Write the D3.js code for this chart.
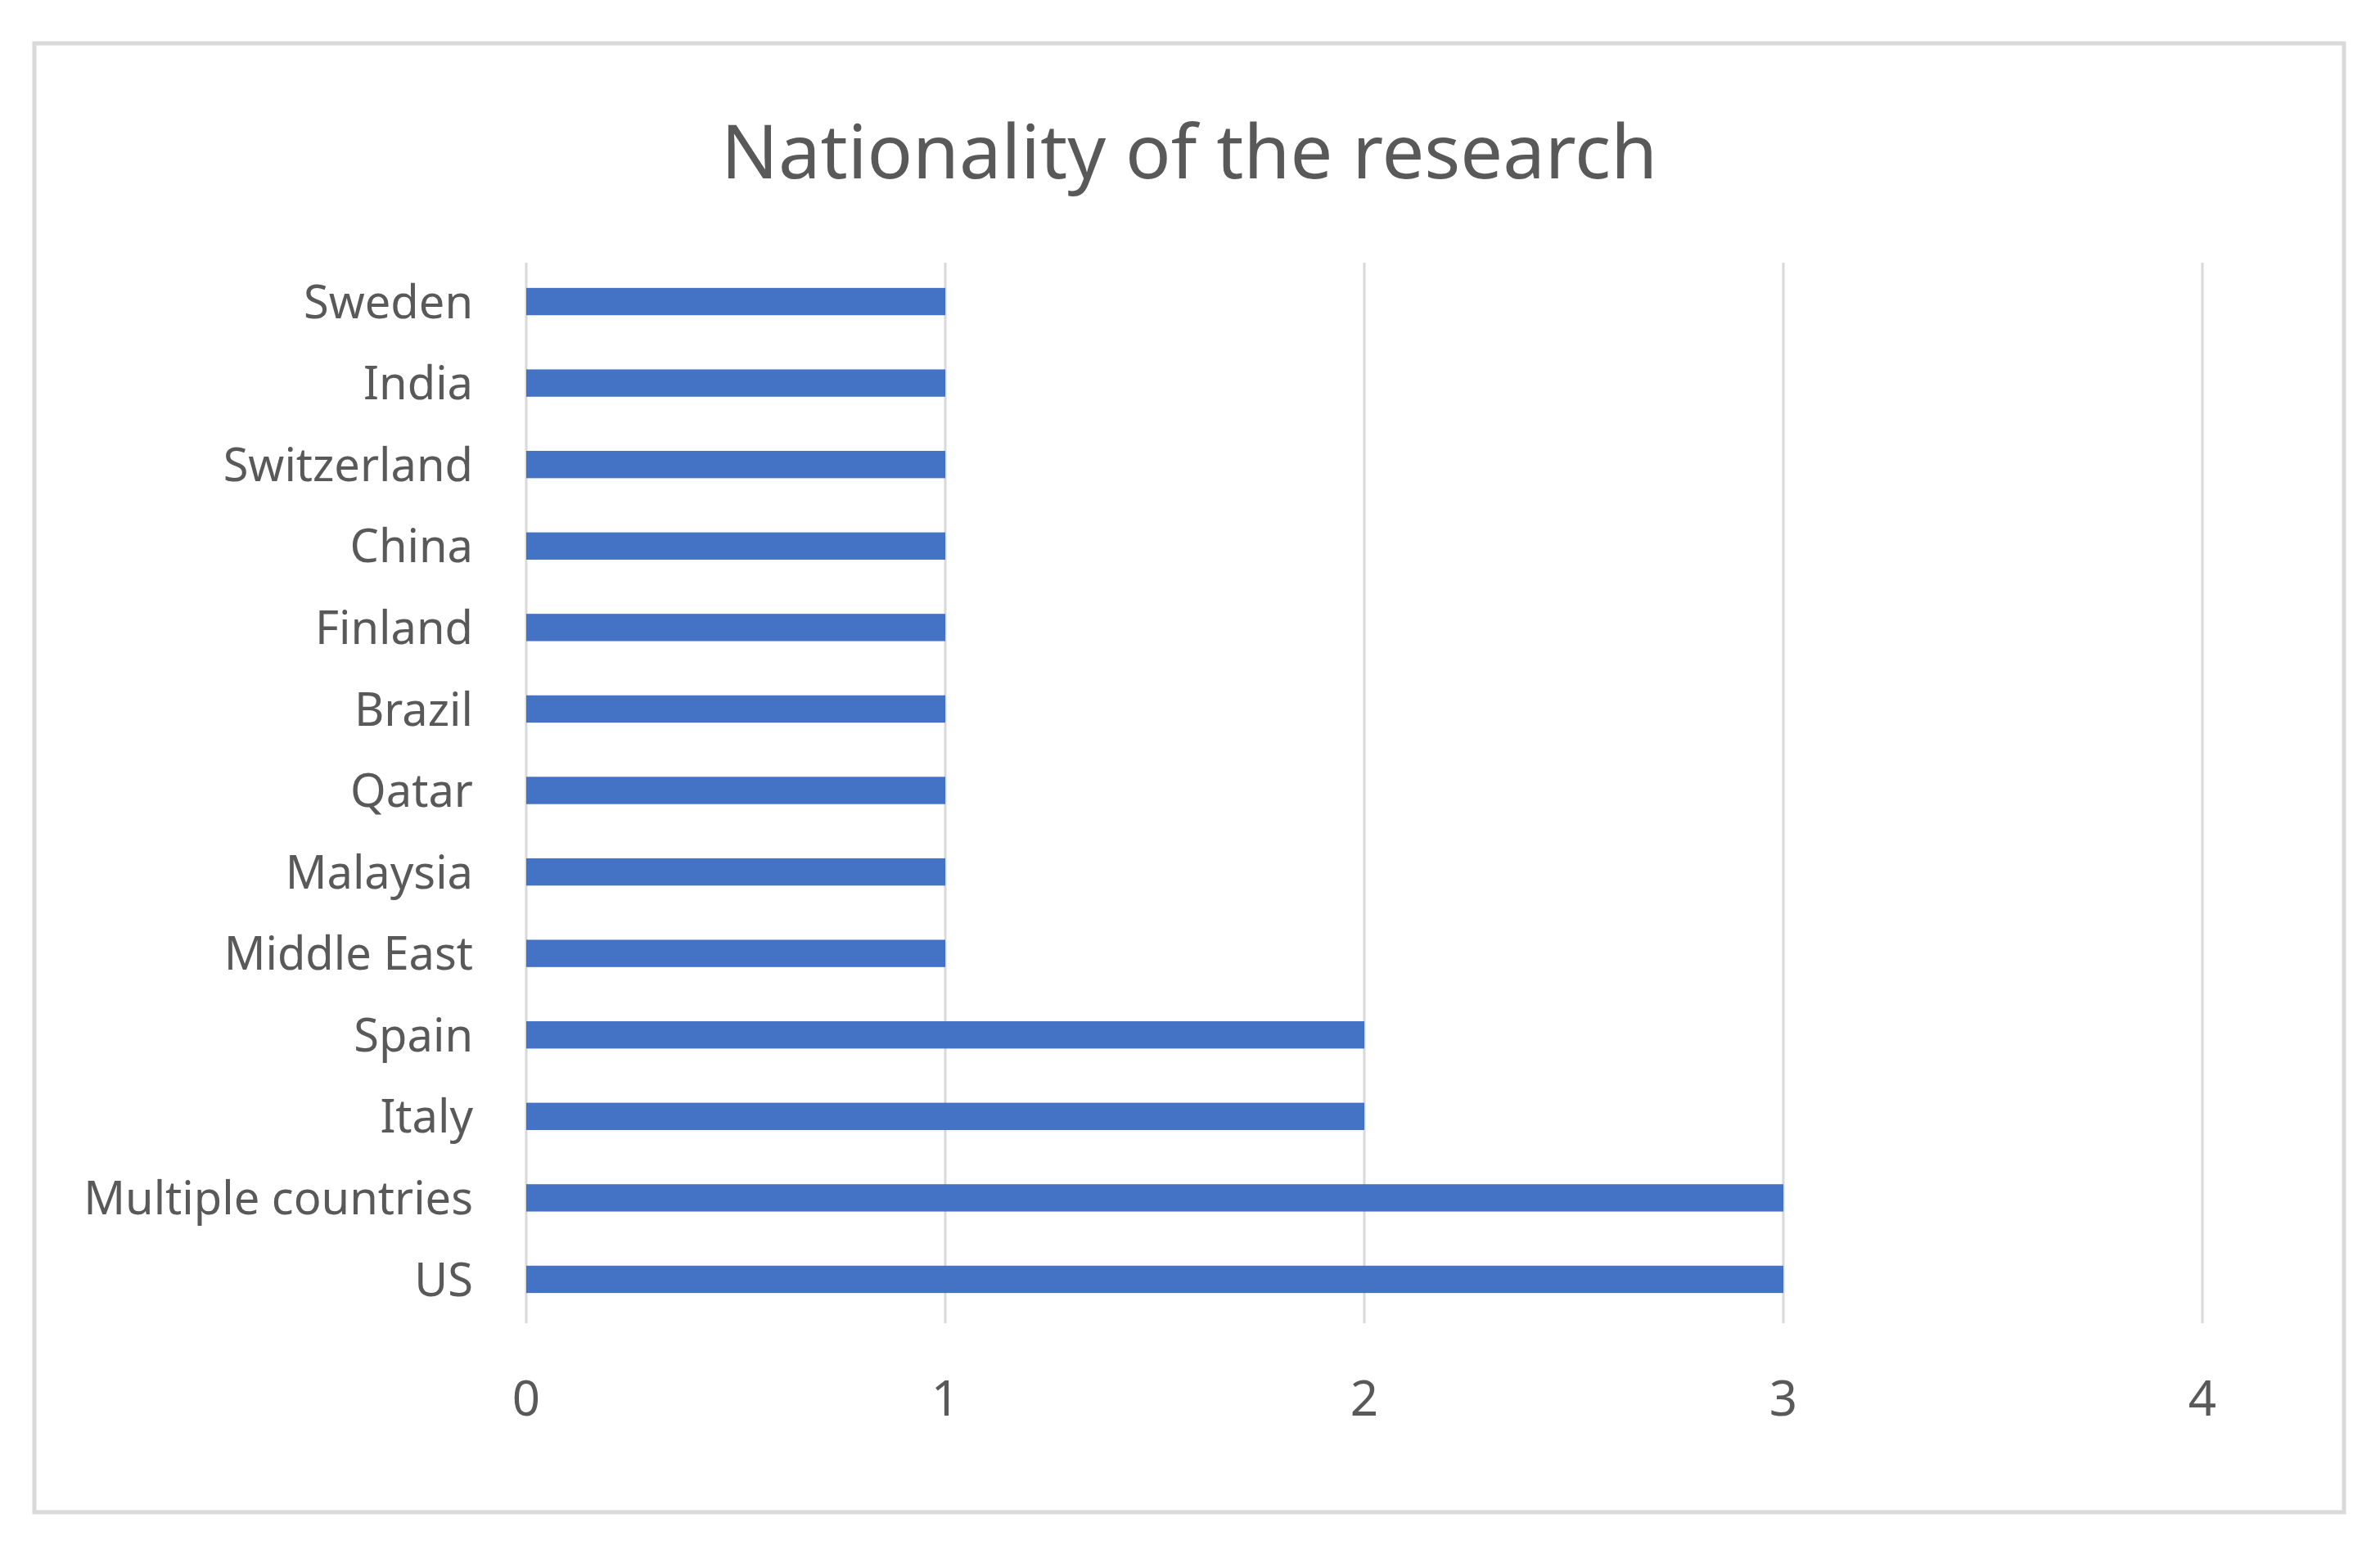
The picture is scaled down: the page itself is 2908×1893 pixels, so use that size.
<!DOCTYPE html>
<html><head><meta charset="utf-8">
<script src="https://cdn.jsdelivr.net/npm/d3@7"></script>
<style>body{margin:0;background:#fff}</style></head>
<body><svg id="c" width="2908" height="1893"></svg>
<script>
const categories = ["Sweden","India","Switzerland","China","Finland","Brazil","Qatar","Malaysia","Middle East","Spain","Italy","Multiple countries","US"];
const values = [1,1,1,1,1,1,1,1,1,2,2,3,3];
const xTicks = [0,1,2,3,4];
const title = "Nationality of the research";

const svg = d3.select("#c");
const font = "'Noto Sans', 'Open Sans', sans-serif";
svg.append("rect").attr("x",42).attr("y",53).attr("width",2822).attr("height",1795)
  .attr("fill","#fff").attr("stroke","#d9d9d9").attr("stroke-width",5);
svg.append("text").attr("x",1453).attr("y",218).attr("text-anchor","middle")
  .attr("font-family",font).attr("font-size",92).attr("fill","#595959").text(title);

const x = d3.scaleLinear().domain([0,4]).range([643,2691]);
const y = d3.scaleBand().domain(categories).range([319,1613]).paddingInner(0.665).paddingOuter(0.33);

const g = svg.append("g");
g.selectAll("line.grid").data(xTicks).join("line")
  .attr("x1",d=>x(d)).attr("x2",d=>x(d)).attr("y1",321).attr("y2",1617)
  .attr("stroke","#d9d9d9").attr("stroke-width",3);
g.selectAll("rect.bar").data(values).join("rect")
  .attr("x",x(0)).attr("y",(d,i)=>y(categories[i]))
  .attr("width",d=>x(d)-x(0)).attr("height",y.bandwidth()).attr("fill","#4472c4");
g.selectAll("text.cat").data(categories).join("text")
  .attr("x",578).attr("y",d=>y(d)+y.bandwidth()/2).attr("dy","0.36em")
  .attr("text-anchor","end").attr("font-family",font).attr("font-size",56).attr("fill","#595959").text(d=>d);
g.selectAll("text.tick").data(xTicks).join("text")
  .attr("x",d=>x(d)).attr("y",1730).attr("text-anchor","middle")
  .attr("font-family",font).attr("font-size",60).attr("fill","#595959").text(d=>d);
</script></body></html>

# # # #

(TASK REQUIREMENTS) Quote the data above in full, leaving out the pictures it holds.

(FULL OUTPUT)
Write the D3.js code for this chart.
The picture is scaled down: the page itself is 2908×1893 pixels, so use that size.
<!DOCTYPE html>
<html><head><meta charset="utf-8">
<script src="https://cdn.jsdelivr.net/npm/d3@7"></script>
<style>body{margin:0;background:#fff}</style></head>
<body><svg id="c" width="2908" height="1893"></svg>
<script>
const categories = ["Sweden","India","Switzerland","China","Finland","Brazil","Qatar","Malaysia","Middle East","Spain","Italy","Multiple countries","US"];
const values = [1,1,1,1,1,1,1,1,1,2,2,3,3];
const xTicks = [0,1,2,3,4];
const title = "Nationality of the research";

const svg = d3.select("#c");
const font = "'Noto Sans', 'Open Sans', sans-serif";
svg.append("rect").attr("x",42).attr("y",53).attr("width",2822).attr("height",1795)
  .attr("fill","#fff").attr("stroke","#d9d9d9").attr("stroke-width",5);
svg.append("text").attr("x",1453).attr("y",218).attr("text-anchor","middle")
  .attr("font-family",font).attr("font-size",92).attr("fill","#595959").text(title);

const x = d3.scaleLinear().domain([0,4]).range([643,2691]);
const y = d3.scaleBand().domain(categories).range([319,1613]).paddingInner(0.665).paddingOuter(0.33);

const g = svg.append("g");
g.selectAll("line.grid").data(xTicks).join("line")
  .attr("x1",d=>x(d)).attr("x2",d=>x(d)).attr("y1",321).attr("y2",1617)
  .attr("stroke","#d9d9d9").attr("stroke-width",3);
g.selectAll("rect.bar").data(values).join("rect")
  .attr("x",x(0)).attr("y",(d,i)=>y(categories[i]))
  .attr("width",d=>x(d)-x(0)).attr("height",y.bandwidth()).attr("fill","#4472c4");
g.selectAll("text.cat").data(categories).join("text")
  .attr("x",578).attr("y",d=>y(d)+y.bandwidth()/2).attr("dy","0.36em")
  .attr("text-anchor","end").attr("font-family",font).attr("font-size",56).attr("fill","#595959").text(d=>d);
g.selectAll("text.tick").data(xTicks).join("text")
  .attr("x",d=>x(d)).attr("y",1730).attr("text-anchor","middle")
  .attr("font-family",font).attr("font-size",60).attr("fill","#595959").text(d=>d);
</script></body></html>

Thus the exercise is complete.